-- Begin Material shown --

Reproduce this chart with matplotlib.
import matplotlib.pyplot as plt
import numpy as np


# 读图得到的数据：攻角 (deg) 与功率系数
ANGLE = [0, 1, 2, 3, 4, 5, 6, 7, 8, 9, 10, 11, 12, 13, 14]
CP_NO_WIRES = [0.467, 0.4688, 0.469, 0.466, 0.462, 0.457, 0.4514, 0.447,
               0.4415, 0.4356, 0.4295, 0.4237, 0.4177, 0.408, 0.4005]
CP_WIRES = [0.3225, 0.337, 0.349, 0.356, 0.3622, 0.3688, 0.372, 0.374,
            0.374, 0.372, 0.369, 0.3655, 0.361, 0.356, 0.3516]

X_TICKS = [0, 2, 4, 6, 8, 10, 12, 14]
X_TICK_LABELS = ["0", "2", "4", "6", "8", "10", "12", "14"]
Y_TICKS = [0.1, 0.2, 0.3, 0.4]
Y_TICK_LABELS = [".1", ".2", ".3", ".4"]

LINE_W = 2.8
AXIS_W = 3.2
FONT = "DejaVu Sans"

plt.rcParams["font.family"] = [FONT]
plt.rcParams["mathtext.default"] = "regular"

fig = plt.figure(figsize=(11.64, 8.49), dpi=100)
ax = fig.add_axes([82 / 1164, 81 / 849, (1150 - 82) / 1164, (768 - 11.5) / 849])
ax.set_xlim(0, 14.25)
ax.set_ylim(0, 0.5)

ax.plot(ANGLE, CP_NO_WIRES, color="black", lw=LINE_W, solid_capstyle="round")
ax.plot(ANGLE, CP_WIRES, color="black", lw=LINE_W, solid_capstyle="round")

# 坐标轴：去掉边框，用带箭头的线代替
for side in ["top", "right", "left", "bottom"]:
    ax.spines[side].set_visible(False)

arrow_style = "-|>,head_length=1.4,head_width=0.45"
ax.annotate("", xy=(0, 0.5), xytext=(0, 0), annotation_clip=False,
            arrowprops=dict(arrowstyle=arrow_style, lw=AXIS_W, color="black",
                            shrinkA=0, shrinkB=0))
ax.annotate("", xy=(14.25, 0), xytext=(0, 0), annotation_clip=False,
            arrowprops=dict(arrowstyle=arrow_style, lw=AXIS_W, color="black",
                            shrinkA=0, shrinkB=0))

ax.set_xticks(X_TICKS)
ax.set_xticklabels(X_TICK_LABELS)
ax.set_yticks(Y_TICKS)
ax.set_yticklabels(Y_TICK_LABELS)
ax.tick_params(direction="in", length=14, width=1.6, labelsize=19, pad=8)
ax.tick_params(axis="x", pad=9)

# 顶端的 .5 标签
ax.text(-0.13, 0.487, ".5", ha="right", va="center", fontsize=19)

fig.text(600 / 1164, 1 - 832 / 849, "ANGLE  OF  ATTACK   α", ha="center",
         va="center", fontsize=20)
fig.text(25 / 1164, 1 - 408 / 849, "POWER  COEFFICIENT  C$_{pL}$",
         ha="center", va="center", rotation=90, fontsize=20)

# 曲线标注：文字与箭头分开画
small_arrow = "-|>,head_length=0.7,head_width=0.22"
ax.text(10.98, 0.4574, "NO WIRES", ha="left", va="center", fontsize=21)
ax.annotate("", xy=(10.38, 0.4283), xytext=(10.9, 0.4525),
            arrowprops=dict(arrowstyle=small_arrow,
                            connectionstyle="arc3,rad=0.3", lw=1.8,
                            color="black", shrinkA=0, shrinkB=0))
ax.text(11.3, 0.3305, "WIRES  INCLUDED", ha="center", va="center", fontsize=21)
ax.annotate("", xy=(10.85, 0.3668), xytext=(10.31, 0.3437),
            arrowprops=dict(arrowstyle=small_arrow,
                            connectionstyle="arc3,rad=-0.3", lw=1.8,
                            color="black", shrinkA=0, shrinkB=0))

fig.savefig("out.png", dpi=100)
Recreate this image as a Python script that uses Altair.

-- End Material shown --

Written task
Copy each record from above without leaving any out.

Exercise output
Reproduce this chart with matplotlib.
import matplotlib.pyplot as plt
import numpy as np


# 读图得到的数据：攻角 (deg) 与功率系数
ANGLE = [0, 1, 2, 3, 4, 5, 6, 7, 8, 9, 10, 11, 12, 13, 14]
CP_NO_WIRES = [0.467, 0.4688, 0.469, 0.466, 0.462, 0.457, 0.4514, 0.447,
               0.4415, 0.4356, 0.4295, 0.4237, 0.4177, 0.408, 0.4005]
CP_WIRES = [0.3225, 0.337, 0.349, 0.356, 0.3622, 0.3688, 0.372, 0.374,
            0.374, 0.372, 0.369, 0.3655, 0.361, 0.356, 0.3516]

X_TICKS = [0, 2, 4, 6, 8, 10, 12, 14]
X_TICK_LABELS = ["0", "2", "4", "6", "8", "10", "12", "14"]
Y_TICKS = [0.1, 0.2, 0.3, 0.4]
Y_TICK_LABELS = [".1", ".2", ".3", ".4"]

LINE_W = 2.8
AXIS_W = 3.2
FONT = "DejaVu Sans"

plt.rcParams["font.family"] = [FONT]
plt.rcParams["mathtext.default"] = "regular"

fig = plt.figure(figsize=(11.64, 8.49), dpi=100)
ax = fig.add_axes([82 / 1164, 81 / 849, (1150 - 82) / 1164, (768 - 11.5) / 849])
ax.set_xlim(0, 14.25)
ax.set_ylim(0, 0.5)

ax.plot(ANGLE, CP_NO_WIRES, color="black", lw=LINE_W, solid_capstyle="round")
ax.plot(ANGLE, CP_WIRES, color="black", lw=LINE_W, solid_capstyle="round")

# 坐标轴：去掉边框，用带箭头的线代替
for side in ["top", "right", "left", "bottom"]:
    ax.spines[side].set_visible(False)

arrow_style = "-|>,head_length=1.4,head_width=0.45"
ax.annotate("", xy=(0, 0.5), xytext=(0, 0), annotation_clip=False,
            arrowprops=dict(arrowstyle=arrow_style, lw=AXIS_W, color="black",
                            shrinkA=0, shrinkB=0))
ax.annotate("", xy=(14.25, 0), xytext=(0, 0), annotation_clip=False,
            arrowprops=dict(arrowstyle=arrow_style, lw=AXIS_W, color="black",
                            shrinkA=0, shrinkB=0))

ax.set_xticks(X_TICKS)
ax.set_xticklabels(X_TICK_LABELS)
ax.set_yticks(Y_TICKS)
ax.set_yticklabels(Y_TICK_LABELS)
ax.tick_params(direction="in", length=14, width=1.6, labelsize=19, pad=8)
ax.tick_params(axis="x", pad=9)

# 顶端的 .5 标签
ax.text(-0.13, 0.487, ".5", ha="right", va="center", fontsize=19)

fig.text(600 / 1164, 1 - 832 / 849, "ANGLE  OF  ATTACK   α", ha="center",
         va="center", fontsize=20)
fig.text(25 / 1164, 1 - 408 / 849, "POWER  COEFFICIENT  C$_{pL}$",
         ha="center", va="center", rotation=90, fontsize=20)

# 曲线标注：文字与箭头分开画
small_arrow = "-|>,head_length=0.7,head_width=0.22"
ax.text(10.98, 0.4574, "NO WIRES", ha="left", va="center", fontsize=21)
ax.annotate("", xy=(10.38, 0.4283), xytext=(10.9, 0.4525),
            arrowprops=dict(arrowstyle=small_arrow,
                            connectionstyle="arc3,rad=0.3", lw=1.8,
                            color="black", shrinkA=0, shrinkB=0))
ax.text(11.3, 0.3305, "WIRES  INCLUDED", ha="center", va="center", fontsize=21)
ax.annotate("", xy=(10.85, 0.3668), xytext=(10.31, 0.3437),
            arrowprops=dict(arrowstyle=small_arrow,
                            connectionstyle="arc3,rad=-0.3", lw=1.8,
                            color="black", shrinkA=0, shrinkB=0))

fig.savefig("out.png", dpi=100)
Recreate this image as a Python script that uses Altair.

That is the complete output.